Maria Clayton, spokeswoman for the district, said the current effort is to move Davis Senior High School to an 8:30 a.m. start time in the fall of 2017. However, it’s not as simple as just adjusting the entire schedule down an hour, she said.
A high school has to consider sports practices, multiple co-curricular activities and coordination with other schools. The goal is to move back the time without significantly extending the school day. Finding places to squeeze out minutes without throwing off the entire schedule is the challenge.

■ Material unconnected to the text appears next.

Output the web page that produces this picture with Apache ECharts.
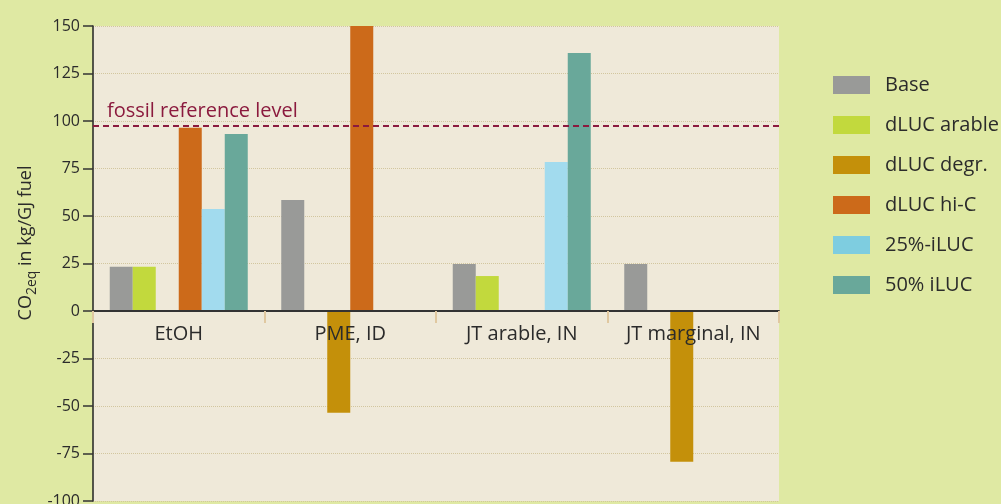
<!DOCTYPE html>
<html>
<head>
<meta charset="utf-8">
<script src="https://cdn.jsdelivr.net/npm/echarts@6/dist/echarts.min.js"></script>
<style>
html,body{margin:0;padding:0;background:#dfe9a3;}
#c{width:1001px;height:504px;}
</style>
</head>
<body>
<div id="c"></div>
<script>
const categories = ['EtOH', 'PME, ID', 'JT arable, IN', 'JT marginal, IN'];
const seriesNames = ['Base', 'dLUC arable', 'dLUC degr.', 'dLUC hi-C', '25%-iLUC', '50% iLUC'];
const base = [23.3, 58.4, 24.7, 24.7];
const dlucArable = [23.3, null, 18.4, null];
const dlucDegr = [null, -53.5, null, -79.3];
const dlucHiC = [96.5, 150, null, null];
const iluc25 = [53.7, null, 78.4, null];
const iluc50 = [93.2, null, 135.8, null];
const fossilReference = 97.5;
const fossilLabel = 'fossil reference level';
const yMin = -100, yMax = 150, yStep = 25;

const seriesValues = [base, dlucArable, dlucDegr, dlucHiC, iluc25, iluc50];
const barColors = ['#999a98', '#c2d93d', '#c4900a', '#cc6a1a', '#a2dbee', '#69a89a'];
const legendColors = ['#999a98', '#c2d93d', '#c4900a', '#cc6a1a', '#7ecde0', '#69a89a'];
const FONT = 'Open Sans';
const TXT = '#2b2b2b';

const GRID = { left: 93, right: 222, top: 26, bottom: 3 };
const H = 504;
const plotH = H - GRID.top - GRID.bottom;
// offset of x axis from grid bottom so it sits at y = 0
const zeroOffset = -plotH * (0 - yMin) / (yMax - yMin);

const series = seriesNames.map((name, i) => {
  const s = {
    name: name,
    type: 'bar',
    data: seriesValues[i],
    barWidth: 23,
    barGap: '0%',
    z: 2,
    itemStyle: { color: barColors[i] },
    emphasis: { disabled: true }
  };
  if (i === 0) {
    s.markLine = {
      silent: true,
      symbol: ['none', 'none'],
      lineStyle: { color: '#8b1a3e', type: [6, 4], width: 2 },
      label: {
        show: true,
        position: 'insideStartTop',
        formatter: fossilLabel,
        color: '#8b1a3e',
        fontFamily: FONT,
        fontSize: 20,
        distance: [14, 4]
      },
      data: [{ yAxis: fossilReference }]
    };
  }
  return s;
});

const chart = echarts.init(document.getElementById('c'), null, { renderer: 'canvas' });
chart.setOption({
  backgroundColor: '#dfe9a3',
  animation: false,
  textStyle: { fontFamily: FONT },
  grid: {
    left: GRID.left, right: GRID.right, top: GRID.top, bottom: GRID.bottom,
    outerBoundsMode: 'none',
    containLabel: false,
    show: true, backgroundColor: '#efe9d9', borderWidth: 0
  },
  legend: {
    orient: 'vertical',
    left: 833, top: 75,
    padding: 0,
    itemWidth: 37, itemHeight: 18, itemGap: 20,
    icon: 'rect',
    selectedMode: false,
    textStyle: { fontFamily: FONT, fontSize: 20, color: TXT, padding: [0, 0, 0, 10] },
    data: seriesNames.map((n, i) => ({ name: n, itemStyle: { color: legendColors[i] } }))
  },
  xAxis: {
    type: 'category',
    data: categories,
    position: 'bottom',
    offset: zeroOffset,
    z: 10,
    axisLine: { onZero: false, lineStyle: { color: '#333', width: 2 } },
    axisTick: { show: true, interval: 0, length: 12, lineStyle: { color: '#e0c8a0', width: 2 } },
    axisLabel: { interval: 0, fontFamily: FONT, fontSize: 20, color: TXT, margin: 13 },
    splitLine: { show: false }
  },
  yAxis: {
    type: 'value',
    min: yMin, max: yMax, interval: yStep,
    axisLine: { show: true, onZero: false, lineStyle: { color: '#222', width: 1.5 } },
    axisTick: { show: true, length: 10, lineStyle: { color: '#333', width: 1.5 } },
    axisLabel: { fontFamily: FONT, fontSize: 16, color: TXT, margin: 13 },
    splitLine: { show: true, lineStyle: { color: '#d2c69e', type: 'dotted', width: 1 } }
  },
  graphic: [{
    type: 'text',
    x: 28, y: 243,
    rotation: Math.PI / 2,
    style: {
      text: '{a|CO}{s|2eq}{a| in kg/GJ fuel}',
      align: 'center',
      verticalAlign: 'middle',
      fill: TXT,
      rich: {
        a: { fontFamily: FONT, fontSize: 18, color: TXT, lineHeight: 23, verticalAlign: 'top' },
        s: { fontFamily: FONT, fontSize: 14, color: TXT, lineHeight: 23, verticalAlign: 'bottom' }
      }
    }
  }],
  series: series
});
</script>
</body>
</html>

“We’re looking at creative scheduling with blocks so they can work in that kind of structure that’s needed,” she said. “It’s a large campus, with a lot of classes that are offered there, so it’s something they have to look at and weigh carefully. That’s the objective and the course of this next year is to get us there.”
Other schools have already made the change: Gunn High School in the Palo Alto Unified School District moved its start times to 8:30 a.m. in 2012. There’s still talk about how to manage early class periods, which are still a fact of life for high schools that want to provide additional advanced classes or co-curricular activities.
Keller said she hopes more high schools in the state will change their start times soon.
“When kids are able to come to school later, then they actually get more sleep. They wake up later and are more refreshed. That’s why the results are good for the schools and the students. We see big changes in grades, performance, less anxiety, depression, suicides and car accidents,” she said.